## [EXERCISE PROMPT]
Print the listing from its top line through the line containing "70.2, 68.2, 62.7]", nothing more, and leave out the pictures.

## [SOURCE DATA]
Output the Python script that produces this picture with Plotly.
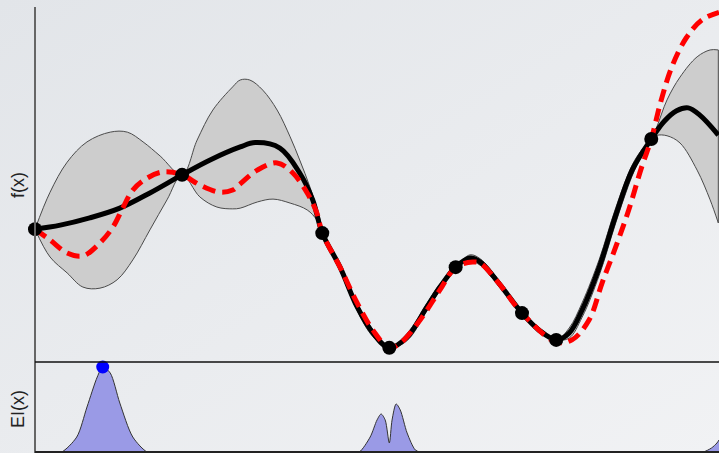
import urllib.parse
import plotly.graph_objects as go
from plotly.subplots import make_subplots

# ---- data (x in [0,100], f in [0,100], EI scaled so max = 100) ----
obs_x = [0, 21.5, 42.0, 51.8, 61.5, 71.2, 76.2, 90.1]
obs_f = [36.7, 51.7, 35.6, 3.9, 26.2, 13.5, 6.1, 61.6]

mean_x = [0, 3.7, 8.0, 12.4, 16.8, 21.5, 25.6, 30.0, 32.2, 35.8, 38.7, 40.6, 42.0,
          44.6, 47.1, 49.4, 51.8, 54.4, 57.3, 59.2, 61.5, 63.6, 65.1, 67.8, 71.2,
          73.7, 76.2, 78.1, 80.0, 82.5, 84.9, 87.3, 90.1, 92.0, 93.8, 95.5, 97.2, 99.9]
mean_f = [36.7, 37.8, 39.8, 42.5, 46.7, 51.7, 55.8, 59.4, 60.6, 59.1, 52.2, 44.8, 35.6,
          26.2, 15.2, 8.0, 3.9, 6.9, 15.2, 20.7, 26.2, 28.7, 27.6, 21.8, 13.5,
          8.8, 6.1, 8.0, 14.4, 26.2, 40.5, 53.0, 61.6, 66.5, 69.4, 70.2, 68.2, 62.7]

true_x = [0, 2.2, 4.7, 7.0, 9.5, 11.4, 12.9, 14.3, 16.4, 18.7, 21.5, 24.1, 27.0, 28.9,
          30.0, 32.5, 35.4, 37.7, 39.8, 41.2, 42.0, 44.6, 47.1, 49.4, 51.8, 53.4,
          56.3, 59.2, 61.5, 64.0, 65.1, 67.8, 71.2, 76.2, 78.5, 81.0, 82.9, 84.9,
          86.8, 88.7, 90.1, 91.5, 93.1, 95.2, 97.5, 100]
true_f = [36.7, 33.7, 30.1, 29.3, 32.9, 37.3, 42.8, 47.5, 50.8, 52.5, 51.7, 48.9, 46.9,
          47.5, 49.2, 53.0, 55.0, 52.2, 46.7, 41.2, 35.6, 26.2, 16.3, 8.8, 3.9, 5.2,
          11.6, 19.9, 26.2, 27.6, 27.3, 21.8, 13.5, 5.5, 6.1, 11.6, 21.8, 31.8,
          42.0, 53.9, 61.6, 72.0, 81.5, 89.5, 94.5, 96.6]

upper_x = [0, 2.2, 4.7, 7.6, 11.0, 13.5, 15.8, 18.3, 21.5, 23.7, 26.0, 28.9, 30.0, 31.4,
           33.3, 35.4, 37.3, 38.7, 40.2, 41.7, 42.0, 44.6, 47.1, 49.4, 51.8, 54.4,
           57.3, 59.2, 61.5, 63.6, 65.1, 67.8, 71.2, 73.7, 76.2, 78.1, 80.0, 82.5,
           84.9, 87.3, 88.7, 90.1, 90.9, 92.4, 94.3, 96.8, 98.7, 99.9]
upper_f = [36.7, 46.9, 55.2, 60.8, 63.5, 63.5, 60.8, 56.9, 51.7, 61.3, 69.6, 76.0, 77.9, 77.9,
           75.1, 69.6, 62.2, 55.8, 48.3, 39.2, 35.6, 27.2, 16.3, 9.0, 3.9, 7.9,
           16.2, 21.6, 26.2, 29.6, 28.5, 22.6, 13.5, 9.6, 6.1, 9.4, 16.4, 28.4,
           42.6, 54.4, 58.6, 61.6, 64.9, 72.4, 78.7, 84.3, 86.2, 86.2]

lower_x = [0, 2.2, 4.7, 7.0, 9.5, 12.0, 14.3, 16.8, 19.3, 21.5, 24.1, 26.6, 28.9, 30.0,
           32.5, 34.8, 37.3, 39.8, 41.2, 42.0, 44.6, 47.1, 49.4, 51.8, 54.4, 57.3,
           59.2, 61.5, 63.6, 65.1, 67.8, 71.2, 73.7, 76.2, 78.1, 80.0, 82.5, 84.9,
           87.3, 88.7, 90.1, 90.9, 92.4, 94.3, 96.8, 98.7, 99.9]
lower_f = [36.7, 29.0, 24.6, 20.7, 20.4, 22.7, 28.2, 36.5, 44.8, 51.7, 45.6, 42.8, 42.3, 42.5,
           44.2, 45.0, 43.9, 42.0, 39.2, 35.6, 25.2, 14.2, 7.0, 3.9, 5.9, 14.2,
           19.8, 26.2, 27.8, 26.7, 21.0, 13.5, 8.0, 6.1, 6.6, 12.4, 24.0, 38.4,
           51.4, 57.0, 61.6, 62.6, 62.5, 60.5, 53.0, 44.8, 38.4]

ei_x = [0, 3.0, 3.9, 6.1, 7.6, 9.1, 9.9, 11.0, 12.4, 14.3, 16.4, 17.5,
        46.5, 47.4, 49.0, 50.0, 50.6, 51.2, 51.8, 52.2, 52.8, 53.4, 54.4, 55.6, 56.3, 57.2,
        97.0, 97.7, 98.9, 99.7, 100]
ei_y = [0, 0, 0, 17.6, 52.9, 88.2, 100, 92.9, 57.6, 17.6, 0, 0,
        0, 0, 17.6, 37.6, 44.7, 37.6, 10.6, 37.6, 56.5, 49.4, 22.4, 2.4, 0, 0,
        0, 0, 4.7, 10.6, 14.1]

next_x = [9.9]
next_ei = [100]

# ---- figure ----
fig = make_subplots(rows=2, cols=1, shared_xaxes=True, vertical_spacing=0,
                    row_heights=[0.7991, 0.2009])

band_line = dict(color="#4a4a4a", width=1, shape="spline", smoothing=1.0)
fig.add_trace(go.Scatter(x=lower_x, y=lower_f, mode="lines", line=band_line,
                         hoverinfo="skip", showlegend=False), row=1, col=1)
fig.add_trace(go.Scatter(x=upper_x, y=upper_f, mode="lines", line=band_line,
                         fill="tonexty", fillcolor="#cdcdcd",
                         hoverinfo="skip", showlegend=False), row=1, col=1)
fig.add_trace(go.Scatter(x=[upper_x[-1], lower_x[-1]], y=[upper_f[-1], lower_f[-1]],
                         mode="lines", line=dict(color="#4a4a4a", width=1),
                         hoverinfo="skip", showlegend=False), row=1, col=1)
fig.add_trace(go.Scatter(x=mean_x, y=mean_f, mode="lines",
                         line=dict(color="black", width=5, shape="spline", smoothing=1.0),
                         showlegend=False), row=1, col=1)
fig.add_trace(go.Scatter(x=true_x, y=true_f, mode="lines",
                         line=dict(color="#ff0000", width=5, dash="13px,7px",
                                   shape="spline", smoothing=1.0),
                         showlegend=False), row=1, col=1)
fig.add_trace(go.Scatter(x=obs_x, y=obs_f, mode="markers",
                         marker=dict(color="black", size=14), cliponaxis=False,
                         showlegend=False), row=1, col=1)

fig.add_trace(go.Scatter(x=ei_x, y=ei_y, mode="lines", fill="tozeroy",
                         fillcolor="#9a9ae6",
                         line=dict(color="#333333", width=1, shape="spline", smoothing=0.8),
                         showlegend=False), row=2, col=1)
fig.add_trace(go.Scatter(x=next_x, y=next_ei, mode="markers",
                         marker=dict(color="#0000ff", size=13), cliponaxis=False,
                         showlegend=False), row=2, col=1)

ax_common = dict(showgrid=False, zeroline=False, showticklabels=False, ticks="",
                 showline=False, fixedrange=True)
fig.update_xaxes(range=[-5.117, 100], **ax_common)
fig.update_yaxes(**ax_common)
fig.update_yaxes(range=[0, 100], row=1, col=1)
fig.update_yaxes(range=[-1.18, 105.9], row=2, col=1)

# axis frame lines
fig.add_shape(type="line", xref="paper", yref="paper", x0=35/719, x1=35/719,
              y0=0, y1=1 - 7/453, line=dict(color="#666666", width=2))
fig.add_shape(type="line", xref="paper", yref="paper", x0=35/719, x1=1,
              y0=1 - 362/453, y1=1 - 362/453, line=dict(color="#111111", width=1.5))
fig.add_shape(type="line", xref="paper", yref="paper", x0=35/719, x1=1,
              y0=1 - 452/453, y1=1 - 452/453, line=dict(color="#222222", width=2))

lab_font = dict(family="Liberation Sans, Arial", size=18, color="#222222")
fig.add_annotation(text="f(x)", xref="paper", yref="paper", x=18/719, y=1 - 185/453,
                   xanchor="center", yanchor="middle",
                   textangle=-90, showarrow=False, font=lab_font)
fig.add_annotation(text="EI(x)", xref="paper", yref="paper", x=18/719, y=1 - 409/453,
                   xanchor="center", yanchor="middle",
                   textangle=-90, showarrow=False, font=lab_font)

# subtle slide-style background gradient
svg = ('<svg xmlns="http://www.w3.org/2000/svg" width="719" height="453">'
       '<defs><linearGradient id="g" x1="0" y1="0" x2="1" y2="1">'
       '<stop offset="0" stop-color="#e2e5e9"/><stop offset="1" stop-color="#f1f2f4"/>'
       '</linearGradient></defs><rect width="719" height="453" fill="url(#g)"/></svg>')
bg_src = "data:image/svg+xml;charset=utf-8," + urllib.parse.quote(svg)
fig.add_layout_image(source=bg_src, xref="paper", yref="paper", x=0, y=1,
                     sizex=1, sizey=1, xanchor="left", yanchor="top",
                     sizing="stretch", layer="below")

fig.update_layout(width=719, height=453, margin=dict(l=0, r=0, t=0, b=0),
                  paper_bgcolor="#eaecef", plot_bgcolor="rgba(0,0,0,0)",
                  showlegend=False)

fig.write_html("out.html", config={"displayModeBar": False},
               post_script="document.body.style.margin='0';document.body.style.padding='0';")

## [FINAL RESULT]
Output the Python script that produces this picture with Plotly.
import urllib.parse
import plotly.graph_objects as go
from plotly.subplots import make_subplots

# ---- data (x in [0,100], f in [0,100], EI scaled so max = 100) ----
obs_x = [0, 21.5, 42.0, 51.8, 61.5, 71.2, 76.2, 90.1]
obs_f = [36.7, 51.7, 35.6, 3.9, 26.2, 13.5, 6.1, 61.6]

mean_x = [0, 3.7, 8.0, 12.4, 16.8, 21.5, 25.6, 30.0, 32.2, 35.8, 38.7, 40.6, 42.0,
          44.6, 47.1, 49.4, 51.8, 54.4, 57.3, 59.2, 61.5, 63.6, 65.1, 67.8, 71.2,
          73.7, 76.2, 78.1, 80.0, 82.5, 84.9, 87.3, 90.1, 92.0, 93.8, 95.5, 97.2, 99.9]
mean_f = [36.7, 37.8, 39.8, 42.5, 46.7, 51.7, 55.8, 59.4, 60.6, 59.1, 52.2, 44.8, 35.6,
          26.2, 15.2, 8.0, 3.9, 6.9, 15.2, 20.7, 26.2, 28.7, 27.6, 21.8, 13.5,
          8.8, 6.1, 8.0, 14.4, 26.2, 40.5, 53.0, 61.6, 66.5, 69.4, 70.2, 68.2, 62.7]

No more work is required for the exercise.